Not only that, for good measure the lead Zundel attorney, Doug Christie, was dealt the same censorship blow, once he took the various censors to court on Ernst Zundel's behalf.

 

I am not telling you anything new - I am just refreshing your memory to put the following into perspective, because it is significant. Hear-hear! According to yesterday's front page article in the Canadian National Post by Robert Fife, Ottawa Bureau Chief, we are apprised as follows:

 

"The United Nations has taken the unprecedented step of demanding that Parliament provide an Ottawa publisher with full membership privileges in the Parliamentary Press Gallery. The UN Human Rights Commission ruled that Gib Parent, the Speaker of the House of Commons, had violated the UN Covenant on Civil and Political Rights that guarantees the "freedom to seek, receive and impart information" without "interference" by limiting Robert Gauthier's access to Parliament."

 

Now Mr. Gauthier is obviously not Mr. Zundel. Mr. Gauthier is described in this National Post article as a "publisher of the obscure National Capital News" who has been trying for 16 (!) long years to gain status as a press gallery member, which would entitle him to certain privileges, among them the use of the parliamentary library and ". . . the many perks and services afforded journalists by Canadian taxpayers."

 

The reason Mr. Gauthier was snubbed by the powers-that-be was, ostensibly, that he was ". . . not involved in daily journalism" and did not work for a regularly published newspaper.

 

The article describes his paper, quoting a "colleague" as often promoting "oddball causes," - in other words, we might infer, as likewise not being politically correct.

 

Mr.
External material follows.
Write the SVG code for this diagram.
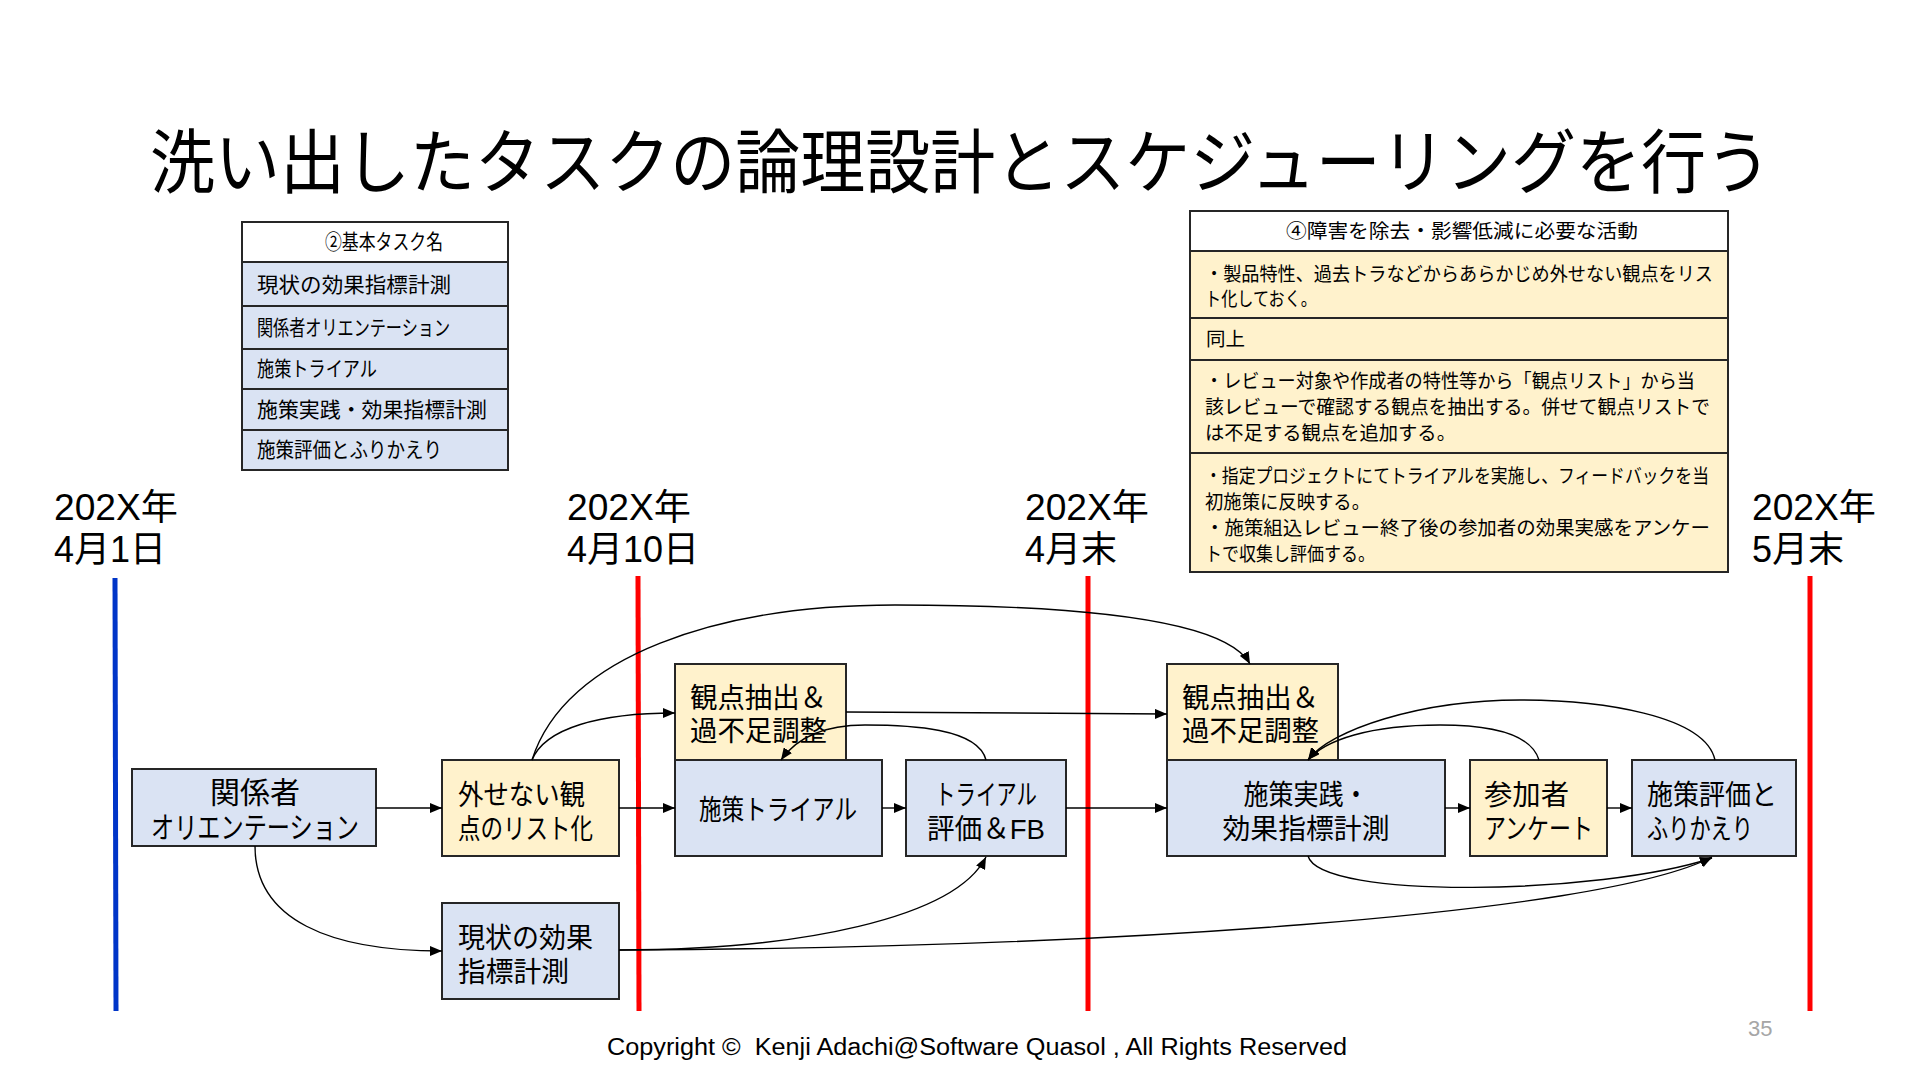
<svg xmlns="http://www.w3.org/2000/svg" width="1920" height="1080" viewBox="0 0 1920 1080">
<style>
text{font-family:"Liberation Sans","Noto Sans CJK JP",sans-serif;fill:#000}
.title{font-size:70px}
.tl{font-size:36px}
.tb{font-size:21px}
.tb4{font-size:19.5px}
.nt{font-size:28px}
.blue{fill:#DAE3F3;stroke:#262626;stroke-width:2}
.yel{fill:#FFF2CC;stroke:#262626;stroke-width:2}
.hdr{fill:#FFFFFF;stroke:#262626;stroke-width:2}
.red{stroke:#FF0000;stroke-width:5}
.conn path,.conn line{fill:none;stroke:#000;stroke-width:1.4;marker-end:url(#ah)}
.foot{font-family:"Liberation Sans",Arial,sans-serif;font-size:23px}
</style>
<defs>
<marker id="ah" markerUnits="userSpaceOnUse" markerWidth="13" markerHeight="10" refX="12" refY="5" orient="auto">
<path d="M0,0 L12,5 L0,10 z" fill="#000"/>
</marker>
</defs>
<rect width="1920" height="1080" fill="#FFFFFF"/>

<text class="title" x="150" y="188" textLength="1621" lengthAdjust="spacingAndGlyphs">洗い出したタスクの論理設計とスケジューリングを行う</text>

<!-- Table 2 -->
<g id="table-basic-tasks">
<rect class="hdr" x="242" y="222" width="266" height="40"/>
<rect class="blue" x="242" y="262" width="266" height="44"/>
<rect class="blue" x="242" y="306" width="266" height="43"/>
<rect class="blue" x="242" y="349" width="266" height="40"/>
<rect class="blue" x="242" y="389" width="266" height="41"/>
<rect class="blue" x="242" y="430" width="266" height="40"/>
<text class="tb" x="384" y="249" text-anchor="middle" textLength="118" lengthAdjust="spacingAndGlyphs">②基本タスク名</text>
<text class="tb" x="257" y="292" textLength="194" lengthAdjust="spacingAndGlyphs">現状の効果指標計測</text>
<text class="tb" x="257" y="335" textLength="193" lengthAdjust="spacingAndGlyphs">関係者オリエンテーション</text>
<text class="tb" x="257" y="376" textLength="120" lengthAdjust="spacingAndGlyphs">施策トライアル</text>
<text class="tb" x="257" y="417" textLength="230" lengthAdjust="spacingAndGlyphs">施策実践・効果指標計測</text>
<text class="tb" x="257" y="457" textLength="185" lengthAdjust="spacingAndGlyphs">施策評価とふりかえり</text>
</g>

<!-- Table 4 -->
<g id="table-activities">
<rect class="hdr" x="1190" y="211" width="538" height="40"/>
<rect class="yel" x="1190" y="251" width="538" height="67"/>
<rect class="yel" x="1190" y="318" width="538" height="42"/>
<rect class="yel" x="1190" y="360" width="538" height="93"/>
<rect class="yel" x="1190" y="453" width="538" height="119"/>
<text class="tb4" x="1462" y="238" text-anchor="middle" textLength="352" lengthAdjust="spacingAndGlyphs">④障害を除去・影響低減に必要な活動</text>
<text class="tb4"><tspan x="1205" y="281" textLength="508" lengthAdjust="spacingAndGlyphs">・製品特性、過去トラなどからあらかじめ外せない観点をリス</tspan><tspan x="1205" y="306" textLength="112" lengthAdjust="spacingAndGlyphs">ト化しておく。</tspan></text>
<text class="tb4" x="1206" y="346">同上</text>
<text class="tb4"><tspan x="1205" y="388" textLength="490" lengthAdjust="spacingAndGlyphs">・レビュー対象や作成者の特性等から「観点リスト」から当</tspan><tspan x="1205" y="414" textLength="505" lengthAdjust="spacingAndGlyphs">該レビューで確認する観点を抽出する。併せて観点リストで</tspan><tspan x="1205" y="440" textLength="251" lengthAdjust="spacingAndGlyphs">は不足する観点を追加する。</tspan></text>
<text class="tb4"><tspan x="1205" y="483" textLength="504" lengthAdjust="spacingAndGlyphs">・指定プロジェクトにてトライアルを実施し、フィードバックを当</tspan><tspan x="1205" y="509" textLength="165" lengthAdjust="spacingAndGlyphs">初施策に反映する。</tspan><tspan x="1205" y="535" textLength="505" lengthAdjust="spacingAndGlyphs">・施策組込レビュー終了後の参加者の効果実感をアンケー</tspan><tspan x="1205" y="561" textLength="170" lengthAdjust="spacingAndGlyphs">トで収集し評価する。</tspan></text>
</g>

<!-- Timeline -->
<g id="timeline">
<text class="tl"><tspan x="54" y="520" textLength="124" lengthAdjust="spacingAndGlyphs">202X年</tspan><tspan x="54" y="562">4月1日</tspan></text>
<text class="tl"><tspan x="567" y="520" textLength="124" lengthAdjust="spacingAndGlyphs">202X年</tspan><tspan x="567" y="562">4月10日</tspan></text>
<text class="tl"><tspan x="1025" y="520" textLength="124" lengthAdjust="spacingAndGlyphs">202X年</tspan><tspan x="1025" y="562">4月末</tspan></text>
<text class="tl"><tspan x="1752" y="520" textLength="124" lengthAdjust="spacingAndGlyphs">202X年</tspan><tspan x="1752" y="562">5月末</tspan></text>
<line x1="115" y1="578" x2="116" y2="1011" stroke="#0035C8" stroke-width="5"/>
<line class="red" x1="638" y1="576" x2="639" y2="1011"/>
<line class="red" x1="1088" y1="576" x2="1088" y2="1011"/>
<line class="red" x1="1810" y1="576" x2="1810" y2="1011"/>
</g>

<!-- Nodes -->
<g id="n-orientation">
<rect class="blue" x="132" y="769" width="244" height="77"/>
<text class="nt" style="font-size:30px" text-anchor="middle"><tspan x="255" y="803">関係者</tspan><tspan x="255" y="838" textLength="208" lengthAdjust="spacingAndGlyphs">オリエンテーション</tspan></text>
</g>
<g id="n-list">
<rect class="yel" x="442" y="760" width="177" height="96"/>
<text class="nt"><tspan x="458" y="805" textLength="127" lengthAdjust="spacingAndGlyphs">外せない観</tspan><tspan x="458" y="839" textLength="135" lengthAdjust="spacingAndGlyphs">点のリスト化</tspan></text>
</g>
<g id="n-current">
<rect class="blue" x="442" y="903" width="177" height="96"/>
<text class="nt"><tspan x="458" y="948" textLength="135" lengthAdjust="spacingAndGlyphs">現状の効果</tspan><tspan x="458" y="982" textLength="111" lengthAdjust="spacingAndGlyphs">指標計測</tspan></text>
</g>
<g id="n-extract1">
<rect class="yel" x="675" y="664" width="171" height="96"/>
<text class="nt"><tspan x="690" y="708" textLength="137" lengthAdjust="spacingAndGlyphs">観点抽出＆</tspan><tspan x="690" y="741" textLength="137" lengthAdjust="spacingAndGlyphs">過不足調整</tspan></text>
</g>
<g id="n-trial">
<rect class="blue" x="675" y="760" width="207" height="96"/>
<text class="nt" x="778" y="820" text-anchor="middle" textLength="158" lengthAdjust="spacingAndGlyphs">施策トライアル</text>
</g>
<g id="n-trial-eval">
<rect class="blue" x="906" y="760" width="160" height="96"/>
<text class="nt" text-anchor="middle"><tspan x="986" y="805" textLength="102" lengthAdjust="spacingAndGlyphs">トライアル</tspan><tspan x="986" y="839" textLength="118" lengthAdjust="spacingAndGlyphs">評価＆FB</tspan></text>
</g>
<g id="n-extract2">
<rect class="yel" x="1167" y="664" width="171" height="96"/>
<text class="nt"><tspan x="1182" y="708" textLength="137" lengthAdjust="spacingAndGlyphs">観点抽出＆</tspan><tspan x="1182" y="741" textLength="137" lengthAdjust="spacingAndGlyphs">過不足調整</tspan></text>
</g>
<g id="n-practice">
<rect class="blue" x="1167" y="760" width="278" height="96"/>
<text class="nt" text-anchor="middle"><tspan x="1306" y="805" textLength="125" lengthAdjust="spacingAndGlyphs">施策実践・</tspan><tspan x="1306" y="839" textLength="167" lengthAdjust="spacingAndGlyphs">効果指標計測</tspan></text>
</g>
<g id="n-survey">
<rect class="yel" x="1470" y="760" width="137" height="96"/>
<text class="nt"><tspan x="1484" y="805" textLength="85" lengthAdjust="spacingAndGlyphs">参加者</tspan><tspan x="1484" y="839" textLength="109" lengthAdjust="spacingAndGlyphs">アンケート</tspan></text>
</g>
<g id="n-review">
<rect class="blue" x="1632" y="760" width="164" height="96"/>
<text class="nt"><tspan x="1647" y="805" textLength="130" lengthAdjust="spacingAndGlyphs">施策評価と</tspan><tspan x="1647" y="839" textLength="106" lengthAdjust="spacingAndGlyphs">ふりかえり</tspan></text>
</g>

<!-- Connectors -->
<g id="connectors" class="conn">
<line x1="376" y1="808" x2="442" y2="808"/>
<path d="M255,846 C255,920 330,951 442,951"/>
<line x1="619" y1="808" x2="675" y2="808"/>
<path d="M532,760 C545,728 600,713 675,713"/>
<path d="M532,760 C565,655 720,605 895,605 C1070,605 1225,618 1250,664"/>
<line x1="846" y1="712" x2="1167" y2="714"/>
<line x1="882" y1="808" x2="906" y2="808"/>
<path d="M986,760 C978,728 910,725 865,725 C820,725 795,740 781,760"/>
<line x1="1066" y1="808" x2="1167" y2="808"/>
<path d="M619,950 C800,950 955,918 986,857"/>
<path d="M619,950 C1100,948 1600,915 1712,857"/>
<line x1="1445" y1="808" x2="1470" y2="808"/>
<line x1="1607" y1="808" x2="1632" y2="808"/>
<path d="M1539,760 C1530,730 1480,725 1440,725 C1370,725 1325,740 1308,760"/>
<path d="M1715,760 C1705,715 1600,700 1520,700 C1420,700 1330,730 1308,760"/>
<path d="M1308,856 C1320,900 1600,895 1712,858"/>
</g>

<text class="foot" x="607" y="1055" textLength="740" lengthAdjust="spacingAndGlyphs" xml:space="preserve">Copyright ©  Kenji Adachi@Software Quasol , All Rights Reserved</text>
<text x="1748" y="1036" style="font-family:'Liberation Sans',Arial,sans-serif;font-size:22px;fill:#A6A6A6">35</text>
</svg>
Gauthier tried, but failed, to get the Federal Court of Canada, the Ontario provincial court, and the federal Competition Bureau to take up his cause. As a last resort, he tried the U.N. route in 1996.

 

And guess what? Miracles still happen.

 

According to the National Post (. . . reporting a bit late, but who's counting . . . ?):

 

"On April 7, the UN ruled that Mr. Gauthier's inability to access the press facilities in Parliament "amounts to a violation of his rights under Article 19 (the UN covenant) to seek, receive and impart information." It demanded that Parliament respond by July 17 to its request that it set up an independent panel to review Mr. Gauthier's case."

 

"I'm pleased with this," Mr. Gauthier told the National Post. "The U.N. has ruled that the individual is stronger than the state."

 

Mr. Gauthier furthermore stated that he intends to sue Parliament and the employers of the 415 members of the press gallery to recover lost income over the past 16 years.

 

I am telling you all this with a very wide grin because in the first weeks of this coming September there is going to be a Judicial Review heard in the court in Ottawa, brought by Ernst Zundel against the members of Parliament, about the Zundel ban.

 

This U.N. ruling ought to help, for it would certainly appear to fair folks far and wide that the U.N. Human Rights Commission looks at this issue in exactly the same light as Mr. Zundel does, as his freedom-of-speech-loving lawyers and supporters do, as Ingrid does, and as her ZGram readers do. The Zundel attorneys will naturally draw the attention of the court to this ruling by the U.N. - and equally submit the Zundel grievance to exactly the same body.

 

Will there be, one more time, one of those conspicuous talmudic gyrations the cynics among us expect? Let's see how they handle this case.

 

How sweet life is! What goes around, indeed will come around. People have rights to free speech. Even Germans have rights to free speech. Even Zundel has rights. Or does he?

 

Ingrid

 

 

 

Thought for the Day:

 

"We have to condemn publicly the very idea that some people have the right to repress others. In keeping silent about evil, in burying it so deep within us that no sign of it appears on the surface, we are implanting it, and it will rise up a thousandfold in the future. When we neither punish nor reproach evildoers . . we are ripping the foundations of justice from beneath new generations."